EXERCISE INSTRUCTIONS:
In the entries below, find every line with "this" and copy it.

DATASET ROWS:
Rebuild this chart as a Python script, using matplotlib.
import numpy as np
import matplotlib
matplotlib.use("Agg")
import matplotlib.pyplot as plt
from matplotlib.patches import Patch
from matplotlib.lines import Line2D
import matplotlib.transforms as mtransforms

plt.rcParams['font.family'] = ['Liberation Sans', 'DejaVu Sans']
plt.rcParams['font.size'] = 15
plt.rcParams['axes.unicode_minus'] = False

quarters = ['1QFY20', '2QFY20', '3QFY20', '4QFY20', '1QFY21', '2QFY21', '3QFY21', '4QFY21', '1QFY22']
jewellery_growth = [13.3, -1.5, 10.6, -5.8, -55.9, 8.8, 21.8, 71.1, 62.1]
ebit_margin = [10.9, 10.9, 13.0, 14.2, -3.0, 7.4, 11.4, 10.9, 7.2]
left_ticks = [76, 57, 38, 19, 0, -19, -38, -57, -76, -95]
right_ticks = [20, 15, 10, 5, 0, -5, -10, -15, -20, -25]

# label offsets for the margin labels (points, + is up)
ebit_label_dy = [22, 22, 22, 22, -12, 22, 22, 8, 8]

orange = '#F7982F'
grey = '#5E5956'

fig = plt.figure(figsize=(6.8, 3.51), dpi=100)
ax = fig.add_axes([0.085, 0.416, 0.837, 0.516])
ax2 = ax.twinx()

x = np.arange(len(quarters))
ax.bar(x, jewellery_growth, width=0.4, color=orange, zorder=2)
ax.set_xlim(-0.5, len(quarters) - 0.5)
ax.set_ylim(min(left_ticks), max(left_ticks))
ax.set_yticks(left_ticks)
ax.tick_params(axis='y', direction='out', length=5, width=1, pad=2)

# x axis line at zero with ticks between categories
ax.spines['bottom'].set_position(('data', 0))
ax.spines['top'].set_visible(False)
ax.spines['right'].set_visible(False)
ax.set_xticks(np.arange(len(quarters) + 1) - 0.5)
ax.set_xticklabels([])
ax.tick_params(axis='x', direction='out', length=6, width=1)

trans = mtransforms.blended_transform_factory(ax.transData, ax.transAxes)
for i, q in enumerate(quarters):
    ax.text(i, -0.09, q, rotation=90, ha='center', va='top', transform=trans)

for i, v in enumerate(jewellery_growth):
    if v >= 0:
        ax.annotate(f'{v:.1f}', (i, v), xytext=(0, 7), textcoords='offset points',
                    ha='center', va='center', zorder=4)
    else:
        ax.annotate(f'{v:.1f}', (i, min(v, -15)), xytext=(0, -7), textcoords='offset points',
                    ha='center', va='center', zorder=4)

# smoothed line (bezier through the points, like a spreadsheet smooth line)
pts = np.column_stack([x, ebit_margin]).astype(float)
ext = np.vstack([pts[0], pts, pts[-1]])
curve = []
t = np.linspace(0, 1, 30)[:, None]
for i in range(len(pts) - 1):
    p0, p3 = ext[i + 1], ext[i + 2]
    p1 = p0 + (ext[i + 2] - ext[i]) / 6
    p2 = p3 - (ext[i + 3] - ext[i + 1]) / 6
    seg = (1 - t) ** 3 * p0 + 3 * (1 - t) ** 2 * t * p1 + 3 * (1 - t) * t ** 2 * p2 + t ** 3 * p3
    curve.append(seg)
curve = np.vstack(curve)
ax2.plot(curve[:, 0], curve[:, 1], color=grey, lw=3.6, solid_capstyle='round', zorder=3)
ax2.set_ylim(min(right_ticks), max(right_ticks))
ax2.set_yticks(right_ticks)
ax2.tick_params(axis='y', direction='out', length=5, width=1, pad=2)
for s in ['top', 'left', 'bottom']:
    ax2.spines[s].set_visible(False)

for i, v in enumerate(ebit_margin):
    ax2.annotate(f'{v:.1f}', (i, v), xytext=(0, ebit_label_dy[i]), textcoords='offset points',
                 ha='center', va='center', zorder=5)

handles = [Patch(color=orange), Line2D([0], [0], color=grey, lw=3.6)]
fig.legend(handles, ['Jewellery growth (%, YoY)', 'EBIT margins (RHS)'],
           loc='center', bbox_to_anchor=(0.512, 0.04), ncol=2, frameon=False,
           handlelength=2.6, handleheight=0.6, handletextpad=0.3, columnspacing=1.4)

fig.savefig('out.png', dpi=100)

==

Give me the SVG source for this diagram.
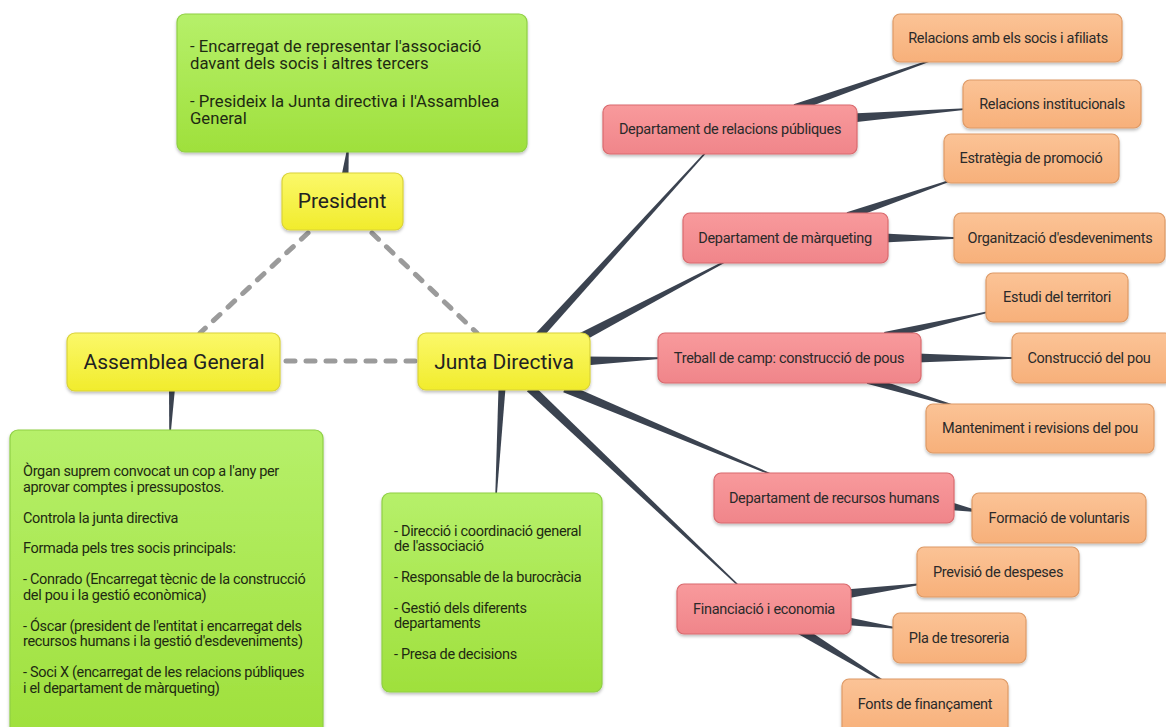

RESULT BELOW:
Rebuild this chart as a Python script, using matplotlib.
Give me the SVG source for this diagram.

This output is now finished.